President Recep Tayyip Erdoğan said this week Ankara was determined to eliminate threats originating in northern Syria and that a YPG terror attack that killed two Turkish police officers was "the final straw".
Turkey said the police in Syria's Azaz region were hit in a guided missile attack on Sunday launched from Tel Rifaat by the YPG, which Ankara considers a terrorist group closely linked to militants fighting a decades-old insurgency in southeast Turkey.
"It is essential that the areas, notably the Tel Rifaat region from which attacks are constantly carried out against us, are cleansed," one senior official told Reuters.
Turkish forces have launched three cross-borders operations in the last five years, seizing hundreds of kilometres of border strip and pushing around 30 km (20 miles) into northern Syria.
The United States views the YPG -- the Syrian branch of the bloody-minded PKK terror group -- as a key ally in the fight against Daesh [ISIS] in northeast Syria. Russia has forces in the area to support the Bashar al-Assad regime.
The time and nature of any further Turkish military action was unclear. The official said the military and national intelligence agency MIT were making preparations.
"The decision for this has been taken and the necessary coordination will be done with particular countries. This subject will be discussed with Russia and the United States," he added.
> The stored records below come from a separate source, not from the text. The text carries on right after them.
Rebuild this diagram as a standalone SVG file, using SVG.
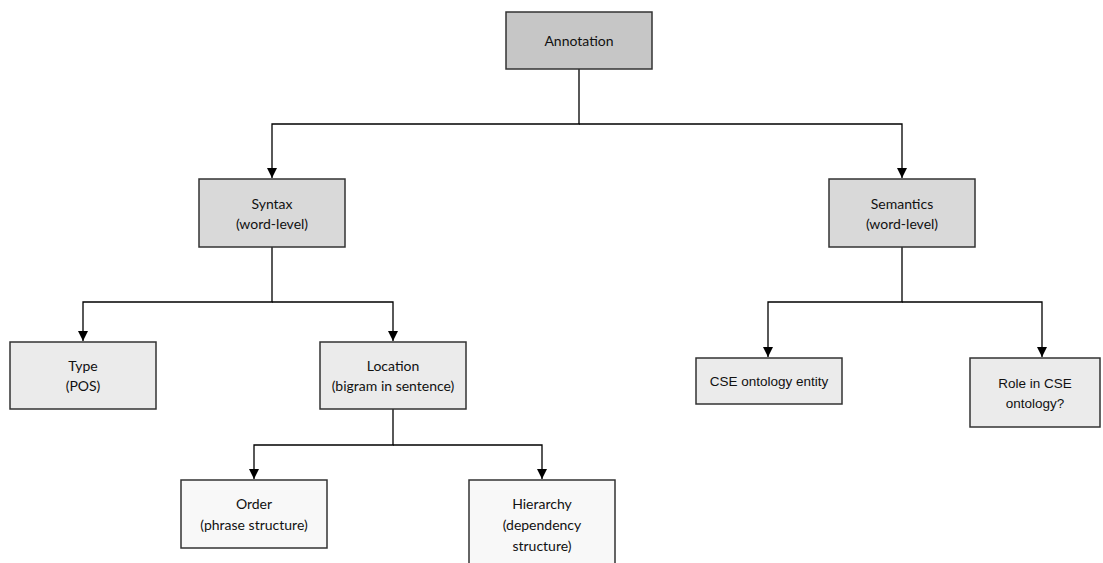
<svg xmlns="http://www.w3.org/2000/svg" width="1103" height="563" viewBox="0 0 1103 563">
<defs>
<marker id="arr" markerWidth="10" markerHeight="10" refX="10" refY="5" orient="auto" markerUnits="userSpaceOnUse" viewBox="0 0 10 10">
<path d="M0,0 L10,5 L0,10 Z" fill="#000"/>
</marker>
<style>
.box{stroke:#333;stroke-width:1.5}
.l1{fill:#c6c6c6}.l2{fill:#d9d9d9}.l3{fill:#ebebeb}.l4{fill:#f8f8f8}
text{font-family:Lato,"Noto Sans",sans-serif;font-size:14px;fill:#111;text-anchor:middle}
text.a{font-family:"Liberation Sans",Arial,sans-serif;font-size:13.5px}
.c{fill:none;stroke:#000;stroke-width:1.3}
</style>
</defs>
<rect width="1103" height="563" fill="#fff"/>
<g id="connectors">
<path class="c" d="M579,69 V124 H272 V178" marker-end="url(#arr)"/>
<path class="c" d="M579,124 H902 V178" marker-end="url(#arr)"/>
<path class="c" d="M272,247 V302 H83 V341" marker-end="url(#arr)"/>
<path class="c" d="M272,302 H393 V341" marker-end="url(#arr)"/>
<path class="c" d="M393,409 V445 H254 V479" marker-end="url(#arr)"/>
<path class="c" d="M393,445 H542 V479" marker-end="url(#arr)"/>
<path class="c" d="M902,247 V302 H768 V357" marker-end="url(#arr)"/>
<path class="c" d="M902,302 H1042 V357" marker-end="url(#arr)"/>
</g>
<g id="annotation"><rect class="box l1" x="506" y="12" width="146" height="57"/><text x="579" y="46">Annotation</text></g>
<g id="syntax"><rect class="box l2" x="199" y="179" width="146" height="68"/><text x="272" y="209">Syntax</text><text x="272" y="229">(word-level)</text></g>
<g id="semantics"><rect class="box l2" x="829" y="179" width="146" height="68"/><text x="902" y="209">Semantics</text><text x="902" y="229">(word-level)</text></g>
<g id="type"><rect class="box l3" x="10" y="342" width="146" height="67"/><text x="83" y="371">Type</text><text x="83" y="391">(POS)</text></g>
<g id="location"><rect class="box l3" x="320" y="342" width="146" height="67"/><text x="393" y="371">Location</text><text x="393" y="391">(bigram in sentence)</text></g>
<g id="order"><rect class="box l4" x="181" y="480" width="146" height="68"/><text x="254" y="509">Order</text><text x="254" y="530">(phrase structure)</text></g>
<g id="hierarchy"><rect class="box l4" x="469" y="480" width="146" height="90"/><text x="542" y="509">Hierarchy</text><text x="542" y="530">(dependency</text><text x="542" y="551">structure)</text></g>
<g id="cse-entity"><rect class="box l3" x="696" y="358" width="146" height="46"/><text class="a" x="769" y="386">CSE ontology entity</text></g>
<g id="cse-role"><rect class="box l3" x="970" y="358" width="130" height="69"/><text class="a" x="1035" y="388">Role in CSE</text><text class="a" x="1035" y="408">ontology?</text></g>
</svg>
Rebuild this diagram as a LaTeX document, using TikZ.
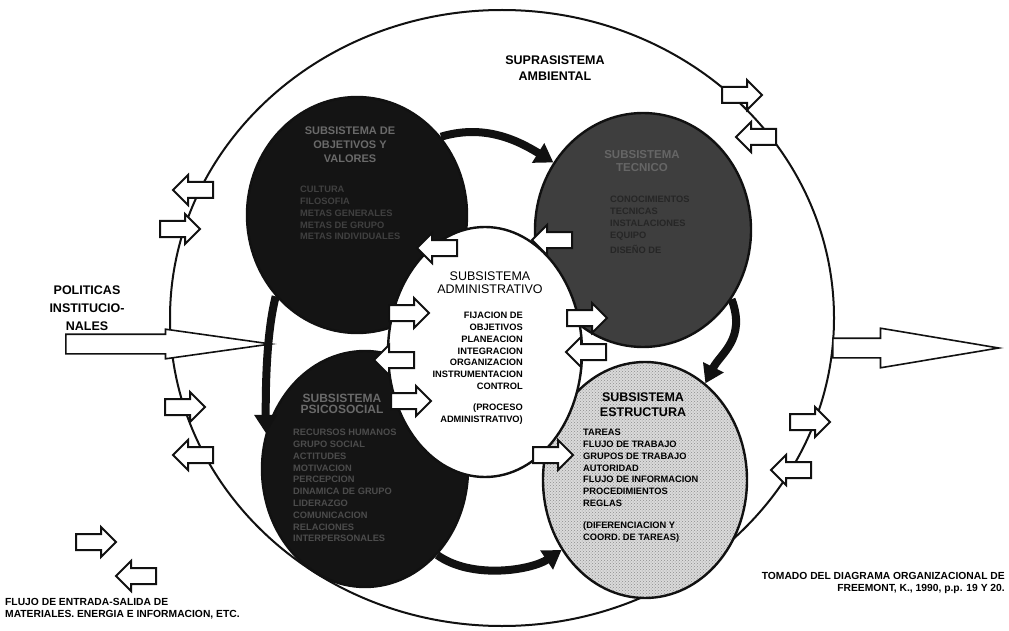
\documentclass[tikz,border=0pt]{standalone}
\usepackage{fontspec}
\setmainfont{Liberation Sans}
\usetikzlibrary{arrows.meta,positioning,shapes.geometric,shapes.arrows,patterns}
\definecolor{tinta}{HTML}{111111}
\definecolor{oscuro}{HTML}{141414}
\definecolor{medio}{HTML}{3E3E3E}
\definecolor{claro}{HTML}{DADADA}
\definecolor{tenue}{HTML}{6A6A6A}

\tikzset{
  subsis/.style={ellipse, draw=tinta, line width=2.4pt, inner sep=0pt},
  flujo/.style={single arrow, draw=tinta, fill=white, line width=2pt, inner sep=7pt,
    minimum height=40pt, single arrow head extend=7pt, single arrow tip angle=90},
  flujoizq/.style={flujo, shape border rotate=180},
  entrada/.style={single arrow, draw=tinta, fill=white, line width=1.6pt, anchor=tail},
  enlace/.style={line width=8pt, tinta, -{Triangle[length=18pt,width=22pt]}},
  titulo/.style={font=\fontsize{12.5}{13}\selectfont, align=center, inner sep=0pt},
  titulob/.style={font=\fontsize{12.5}{15}\selectfont\bfseries, align=center, inner sep=0pt},
  lista/.style={font=\fontsize{9.3}{11.8}\selectfont\bfseries, inner sep=0pt},
  nota/.style={font=\fontsize{10.3}{12}\selectfont\bfseries, inner sep=0pt}
}

\begin{document}
\begin{tikzpicture}[x=1pt,y=-1pt]
  \fill[white] (0,0) rectangle (1009,631);
  \useasboundingbox (0,0) rectangle (1009,631);

  % suprasistema
  \node[subsis, line width=2pt, minimum width=664pt, minimum height=616pt] (supra) at (502,318) {};
  \node[titulob, font=\fontsize{12.5}{16}\selectfont\bfseries] (supratxt) at (555,68) {SUPRASISTEMA\\AMBIENTAL};

  % subsistemas
  \node[subsis, fill=oscuro, minimum width=220pt, minimum height=236pt] (objetivos) at (357,215) {};
  \node[subsis, fill=medio, minimum width=216pt, minimum height=234pt] (tecnico) at (643,230) {};
  \node[subsis, fill=oscuro, minimum width=206pt, minimum height=236pt] (psico) at (365,469) {};
  \node[subsis, preaction={fill=claro}, pattern=crosshatch dots, pattern color=black!45,
    minimum width=204pt, minimum height=236pt] (estructura) at (645,480) {};
  \node[subsis, fill=white, minimum width=194pt, minimum height=250pt] (admin) at (485,352) {};

  % enlaces entre subsistemas
  \draw[enlace] (objetivos.43) .. controls +(40,-12) and +(-40,-25) .. (tecnico.143);
  \draw[enlace] (tecnico.-38) .. controls +(15,40) and +(15,-30) .. (estructura.58);
  \draw[enlace] (psico.-50) .. controls +(35,25) and +(-30,20) .. (estructura.-140);
  \draw[enlace] (objetivos.-135) .. controls +(-10,40) and +(0,-40) .. (psico.160);

  % textos
  \node[titulob, text=tenue, font=\fontsize{11}{14}\selectfont\bfseries] (objtit) at (350,145) {SUBSISTEMA DE\\OBJETIVOS Y\\VALORES};
  \node[lista, text=black!75, align=left, anchor=north west] (objlista) at (300,186)
    {CULTURA\\FILOSOFIA\\METAS GENERALES\\METAS DE GRUPO\\METAS INDIVIDUALES};
  \node[titulob, text=black!60, font=\fontsize{11.5}{13}\selectfont\bfseries] (tectit) at (642,161) {SUBSISTEMA\\TECNICO};
  \node[lista, text=black!85, align=left, anchor=north west] (teclista) at (610,196)
    {CONOCIMIENTOS\\TECNICAS\\INSTALACIONES\\EQUIPO\\[4pt]DISEÑO DE};
  \node[titulob, text=tenue, font=\fontsize{12}{11}\selectfont\bfseries] (psicotit) at (342,404) {SUBSISTEMA\\PSICOSOCIAL};
  \node[lista, text=black!70, align=left, anchor=north west] (psicolista) at (293,429)
    {RECURSOS HUMANOS\\GRUPO SOCIAL\\ACTITUDES\\MOTIVACION\\PERCEPCION\\DINAMICA DE GRUPO\\LIDERAZGO\\COMUNICACION\\RELACIONES\\INTERPERSONALES};
  \node[titulob] (esttit) at (643,405) {SUBSISTEMA\\ESTRUCTURA};
  \node[lista, align=left, anchor=north west] (estlista) at (583,429)
    {TAREAS\\FLUJO DE TRABAJO\\GRUPOS DE TRABAJO\\AUTORIDAD\\FLUJO DE INFORMACION\\PROCEDIMIENTOS\\REGLAS\\[10pt](DIFERENCIACION Y\\COORD. DE TAREAS)};
  \node[titulo] (admtit) at (490,283) {SUBSISTEMA\\ADMINISTRATIVO};
  \node[lista, align=right, anchor=north east] (admlista) at (523,312)
    {FIJACION DE\\OBJETIVOS\\PLANEACION\\INTEGRACION\\ORGANIZACION\\INSTRUMENTACION\\CONTROL\\[9pt](PROCESO\\ADMINISTRATIVO)};

  % flujos internos
  \node[flujoizq] (a1) at (441,248) {};
  \node[flujoizq] (a2) at (556,240) {};
  \node[flujo] (a3) at (405,313) {};
  \node[flujo] (a4) at (583,318) {};
  \node[flujoizq] (a5) at (590,352) {};
  \node[flujoizq] (a6) at (398,360) {};
  \node[flujo] (a7) at (407,401) {};
  \node[flujo] (a8) at (549,455) {};

  % flujos con el ambiente
  \node[flujo] (e1) at (738,95) {};
  \node[flujoizq] (s1) at (760,137) {};
  \node[flujoizq] (s2) at (197,190) {};
  \node[flujo] (e2) at (176,229) {};
  \node[flujo] (e3) at (181,407) {};
  \node[flujoizq] (s3) at (197,455) {};
  \node[flujo] (e4) at (806,422) {};
  \node[flujoizq] (s4) at (795,470) {};

  % politicas y salida
  \node[titulob, font=\fontsize{12.5}{18}\selectfont\bfseries] (politicas) at (87,308) {POLITICAS\\INSTITUCIO-\\NALES};
  \node[entrada, minimum height=205pt, inner sep=9pt, single arrow head extend=5pt,
    single arrow tip angle=16] (politicasflecha) at (65,344) {};
  \node[entrada, minimum height=166pt, inner sep=9pt, single arrow head extend=10pt,
    single arrow tip angle=19] (salida) at (832,348) {};

  % leyenda y fuente
  \node[flujo] (le) at (92,542) {};
  \node[flujoizq] (ls) at (140,576) {};
  \node[nota, align=left, anchor=north west] (leyenda) at (5,598)
    {FLUJO DE ENTRADA-SALIDA DE\\MATERIALES. ENERGIA E INFORMACION, ETC.};
  \node[nota, align=right, anchor=north east] (fuente) at (1005,572)
    {TOMADO DEL DIAGRAMA ORGANIZACIONAL DE\\FREEMONT, K., 1990, p.p. 19 Y 20.};
\end{tikzpicture}
\end{document}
The officials said Erdoğan would discuss the issue with U.S. President Joe Biden at a G20 summit of the world's major economies in Rome at the end of October.
Another official said the YPG must be pushed back at least 30 km, noting Russia was completely in control of the areas from which recent attacks had come, along with some Iranian elements.
Erdoğan will speak with Russian President Vladimir Putin after the talks with Biden, he said.
"If there is no outcome from diplomacy and the PYD does not leave these areas, an operation appears unavoidable," he said, using the abbreviation for the YPG's political wing and referring to Tel Rifaat and "several other locations".
On Monday, shells believed to have been fired from a YPG-controlled area east of Tel Rifaat exploded in the Turkish town of Karkamis, across the border from Syria's Jarablus, causing slight damage, Turkey said.
Azaz and Jarablus have been under the control of opposition forces backed by Turkey since Ankara's first military offensive into Syria in 2016 - an operation that aimed to drive Daesh [ISIS] and the YPG militants away from the border.
Since then Ankara has launched two other operations in Syria against the YPG, one targeting the northwest Afrin region and one further east.